Your instructions:
Tally up the lines below that include the word "this". Answer with the number alone.
★ ★ ★
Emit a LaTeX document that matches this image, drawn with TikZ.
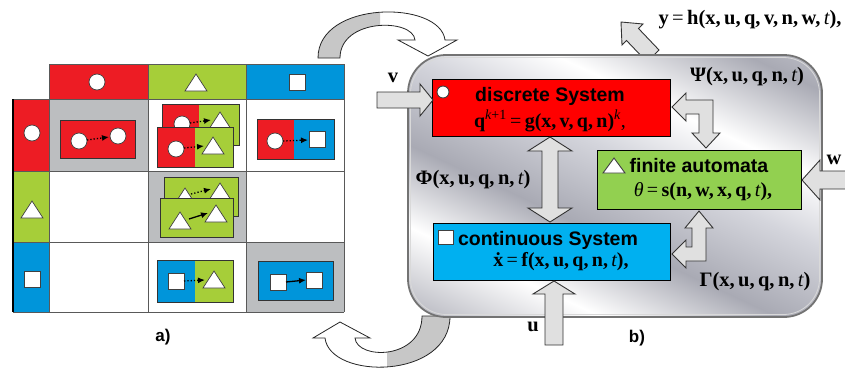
\documentclass[tikz,border=0pt]{standalone}
\usepackage{fontspec}
\setmainfont{Liberation Serif}
\newfontfamily\arial{Liberation Sans}
\usetikzlibrary{arrows.meta,calc}
\definecolor{lr}{HTML}{ED1C24}
\definecolor{lg}{HTML}{A6CE39}
\definecolor{lb}{HTML}{0095DA}
\definecolor{cg}{HTML}{BCBEC0}
\definecolor{rr}{HTML}{FF0000}
\definecolor{rg}{HTML}{92D050}
\definecolor{rb}{HTML}{00B0F0}
\definecolor{m1}{HTML}{D4D5DC}
\definecolor{m2}{HTML}{A9AAB4}
\definecolor{m3}{HTML}{878893}
\pgfdeclarehorizontalshading{metal}{100bp}{color(0bp)=(m3); color(15bp)=(m2); color(30bp)=(white); color(42bp)=(m2); color(55bp)=(m1); color(65bp)=(white); color(78bp)=(m2); color(90bp)=(m1); color(100bp)=(m3)}
\newcommand\mycirc[2]{\draw[symb] (#1,#2) circle (8);}
\newcommand\mytri[2]{\draw[symb] ($(#1,#2)+(-11,8)$) -- ($(#1,#2)+(11,8)$) -- ($(#1,#2)+(0,-9)$) -- cycle;}
\newcommand\mysq[2]{\draw[symb] ($(#1,#2)+(-8,-8)$) rectangle ($(#1,#2)+(8,8)$);}
\begin{document}
\begin{tikzpicture}[x=1pt,y=-1pt,
  symb/.style={fill=white,draw=black!75,line width=0.7pt},
  card/.style={draw=black!80,line width=0.9pt},
  grid/.style={draw=black!65,line width=0.8pt},
  darr/.style={dotted,line width=1.3pt,-{Latex[length=7pt,width=6pt]}},
  sarr/.style={line width=1.3pt,-{Latex[length=7pt,width=6pt]}},
  blk/.style={fill=black!12,draw=black!80,line width=0.9pt,line join=miter},
  box/.style={draw=black,line width=0.9pt},
  ttl/.style={font=\arial\bfseries\fontsize{19.5}{21}\selectfont,inner sep=0pt},
  frm/.style={font=\fontsize{20}{22}\selectfont\bfseries,inner sep=0pt},
  lbl/.style={font=\fontsize{20.5}{22}\selectfont\bfseries,inner sep=0pt},
  captxt/.style={font=\arial\bfseries\fontsize{17}{19}\selectfont,inner sep=0pt},
  curv/.style={draw=black!85,line width=0.8pt}]
\useasboundingbox (0,0) rectangle (845,367);

% ---------- left grid ----------
\fill[lr] (49,64) rectangle (148,99);
\fill[lg] (148,64) rectangle (246,99);
\fill[lb] (246,64) rectangle (344,99);
\fill[lr] (13,99) rectangle (49,171);
\fill[lg] (13,171) rectangle (49,242);
\fill[lb] (13,242) rectangle (49,312);
\fill[cg] (49,99) rectangle (148,171);
\fill[cg] (148,171) rectangle (246,242);
\fill[cg] (246,242) rectangle (344,312);
\draw[grid] (49,64) -- (344,64);
\foreach \yy in {99,171,242,312} \draw[grid] (13,\yy) -- (344,\yy);
\foreach \xx in {49,148,246,344} \draw[grid] (\xx,64) -- (\xx,312);
\draw[black,line width=1.6pt] (13,99) -- (13,312);

\mycirc{97}{82}
\mytri{196}{83}
\mysq{297}{82}
\mycirc{32}{133}
\mytri{32}{210}
\mysq{32}{279}

% row1 col1
\draw[card,fill=lr] (60,120) rectangle (135,158);
\mycirc{79}{141}
\mycirc{118}{136}
\draw[darr] (87,140) -- (109,137);
% row1 col2 back
\fill[lr] (162,104) rectangle (199,145);
\fill[lg] (199,104) rectangle (239,145);
\draw[card] (162,104) rectangle (239,145);
\mycirc{182}{124}
\mytri{220}{121}
\draw[darr] (190,123) -- (211,120);
% row1 col2 front
\fill[lr] (157,127) rectangle (195,167);
\fill[lg] (195,127) rectangle (233,167);
\draw[card] (157,127) rectangle (233,167);
\mycirc{176}{149}
\mytri{213}{146}
\draw[darr] (184,148) -- (204,146);
% row1 col3
\fill[lr] (257,119) rectangle (294,159);
\fill[lb] (294,119) rectangle (334,159);
\draw[card] (257,119) rectangle (334,159);
\mycirc{275}{141}
\mysq{317}{139}
\draw[darr] (283,141) -- (308,140);
% row2 col2 back
\draw[card,fill=lg] (164,177) rectangle (238,216);
\mytri{185}{197}
\mytri{220}{192}
\draw[darr] (191,194) -- (211,189);
% row2 col2 front
\draw[card,fill=lg] (160,198) rectangle (233,237);
\mytri{180}{221}
\mytri{216}{214}
\draw[sarr] (189,219) -- (208,213);
% row3 col2
\fill[lb] (157,260) rectangle (195,302);
\fill[lg] (195,260) rectangle (233,302);
\draw[card] (157,260) rectangle (233,302);
\mysq{176}{281}
\mytri{214}{280}
\draw[darr] (184,281) -- (205,280);
% row3 col3
\draw[card,fill=lb] (258,261) rectangle (333,300);
\mysq{278}{282}
\mysq{314}{280}
\draw[sarr] (286,282) -- (306,280);

\node[captxt] (capa) at (163,337) {a)};

% ---------- curved arrows ----------
\path[fill=white] (318,58) .. controls (318,0) and (440,0) .. (445,40) -- (457,40) -- (428,56) -- (398,40) -- (415,40) .. controls (413,18) and (340,18) .. (340,58) -- cycle;
\begin{scope}
\clip (300,0) rectangle (380,70);
\fill[black!22] (318,58) .. controls (318,0) and (440,0) .. (445,40) -- (457,40) -- (428,56) -- (398,40) -- (415,40) .. controls (413,18) and (340,18) .. (340,58) -- cycle;
\end{scope}
\draw[curv] (318,58) .. controls (318,0) and (440,0) .. (445,40) -- (457,40) -- (428,56) -- (398,40) -- (415,40) .. controls (413,18) and (340,18) .. (340,58) -- cycle;

\path[fill=white] (450,316) .. controls (450,380) and (330,380) .. (325,338) -- (313,338) -- (340,322) -- (370,338) -- (355,338) .. controls (357,360) and (422,360) .. (422,316) -- cycle;
\begin{scope}
\clip (387,300) rectangle (470,367);
\fill[black!22] (450,316) .. controls (450,380) and (330,380) .. (325,338) -- (313,338) -- (340,322) -- (370,338) -- (355,338) .. controls (357,360) and (422,360) .. (422,316) -- cycle;
\end{scope}
\draw[curv] (450,316) .. controls (450,380) and (330,380) .. (325,338) -- (313,338) -- (340,322) -- (370,338) -- (355,338) .. controls (357,360) and (422,360) .. (422,316) -- cycle;

% ---------- y output arrow (behind panel) ----------
\draw[blk] (621,22) -- (643,24) -- (638.5,28.5) -- (659,50) -- (647,62) -- (626.5,40.5) -- (622,45) -- cycle;

% ---------- panel ----------
\shade[shading=metal,shading angle=65,rounded corners=38pt] (408,55) rectangle (822,317);
\draw[black!55,line width=1.8pt,rounded corners=38pt] (408,55) rectangle (822,317);
\draw[white!85!black,line width=0.8pt,rounded corners=36pt] (410.5,57.5) rectangle (819.5,314.5);

% ---------- boxes ----------
\node[box,fill=rr,minimum width=238pt,minimum height=57pt,inner sep=0pt] (ds) at (551,107.5) {};
\node[box,fill=rg,minimum width=204pt,minimum height=59pt,inner sep=0pt] (fa) at (699,179.5) {};
\node[box,fill=rb,minimum width=237pt,minimum height=57pt,inner sep=0pt] (cs) at (551.5,251.5) {};

\draw[symb,line width=0.9pt] (443,92) circle (6);
\draw[symb,line width=0.9pt] (603,173) -- (625,173) -- (614,158) -- cycle;
\draw[symb,line width=0.9pt] (438,230) rectangle (453,244);

\node[ttl] (dst) at (550,96) {discrete System};
\node[frm] (dsf) at (550,121) {q\textsuperscript{\mdseries\itshape k\upshape +1}\,{\mdseries =}\,g(x,\,v,\,q,\,n)\textsuperscript{\mdseries\itshape k}{\mdseries ,}};
\node[ttl] (fat) at (699,166) {finite automata};
\node[frm] (faf) at (703,192) {{\mdseries\itshape θ}\,{\mdseries =}\,s(n,\,w,\,x,\,q,\,{\mdseries\itshape t}),};
\node[ttl] (cst) at (548,240) {continuous System};
\node[frm] (csf) at (561,262) {\.x\,{\mdseries =}\,f(x,\,u,\,q,\,n,\,{\mdseries\itshape t}),};

% ---------- block arrows ----------
\draw[blk] (377,92) -- (420,92) -- (420,84) -- (433,100) -- (420,116) -- (420,108) -- (377,108) -- cycle;
\draw[blk] (550,137) -- (572,151) -- (558,151) -- (558,208) -- (572,208) -- (550,222) -- (528,208) -- (542,208) -- (542,151) -- (528,151) -- cycle;
\draw[blk] (545,345) -- (545,294) -- (533,294) -- (554,281) -- (575,294) -- (563,294) -- (563,345) -- cycle;
\draw[blk] (845,171) -- (820,171) -- (820,160) -- (802,180) -- (820,200) -- (820,189) -- (845,189);
\draw[blk] (672,107) -- (686,93) -- (686,100) -- (713,100) -- (713,133) -- (720,133) -- (706,148) -- (692,133) -- (699,133) -- (699,114) -- (686,114) -- (686,121) -- cycle;
\draw[blk] (672,254) -- (686,240) -- (686,247) -- (692,247) -- (692,228) -- (685,228) -- (699,211) -- (713,228) -- (706,228) -- (706,261) -- (686,261) -- (686,268) -- cycle;

% ---------- labels ----------
\node[lbl] (lv) at (393,78) {v};
\node[lbl] (lw) at (834,160) {w};
\node[lbl] (lu) at (533,327) {u};
\node[lbl] (lphi) at (473,180) {Φ(x,\,u,\,q,\,n,\,{\mdseries\itshape t})};
\node[lbl] (lpsi) at (747,77) {Ψ(x,\,u,\,q,\,n,\,{\mdseries\itshape t})};
\node[lbl] (lgam) at (755,282) {Γ(x,\,u,\,q,\,n,\,{\mdseries\itshape t})};
\node[lbl] (ly) at (750,20) {y\,{\mdseries =}\,h(x,\,u,\,q,\,v,\,n,\,w,\,{\mdseries\itshape t}),};
\node[captxt] (capb) at (637,338) {b)};
\end{tikzpicture}
\end{document}
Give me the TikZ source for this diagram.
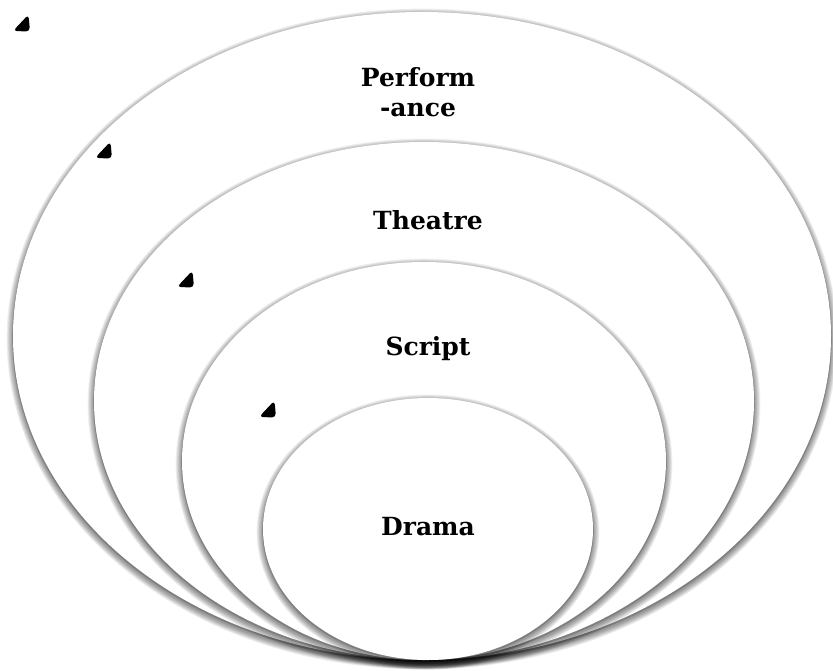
\documentclass[tikz,border=0pt]{standalone}
\usepackage{fontspec}
\setmainfont{DejaVu Serif}
\begin{document}
\begin{tikzpicture}[x=1pt,y=-1pt,
  lbl/.style={font=\fontsize{25}{30}\selectfont\bfseries, align=center, inner sep=0pt},
  blob/.style={fill=black, rounded corners=4pt}]
\useasboundingbox (0,0) rectangle (833,670);
\fill[white] (0,0) rectangle (833,670);
\newcommand\ringdraw[4]{%
  \foreach \k in {1,...,8}{
    \fill[black, opacity=0.06] (#1,#2+3) ellipse [x radius=#3+\k*0.8, y radius=#4+\k*0.8];
  }
  \fill[black, opacity=0.18] (#1,#2+1.5) ellipse [x radius=#3+0.6, y radius=#4+0.6];
  \fill[white] (#1,#2) ellipse [x radius=#3, y radius=#4];
}
\ringdraw{422}{336}{409}{324}
\ringdraw{424}{401}{330}{259}
\ringdraw{424}{461}{242}{199}
\ringdraw{428}{529}{165}{131}
\node[lbl] (perf) at (418,92) {Perform\\-ance};
\node[lbl] (theatre) at (428,220) {Theatre};
\node[lbl] (script) at (428,349) {Script};
\node[lbl] (drama) at (428,527) {Drama};
\foreach \bx/\by in {22/24, 104/151, 186/280, 268/410}{
  \fill[blob] (\bx-9,\by+7) -- (\bx+8,\by+7.5) -- (\bx+6.5,\by-9.5) -- cycle;
}
\end{tikzpicture}
\end{document}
★ ★ ★
Task solution:
2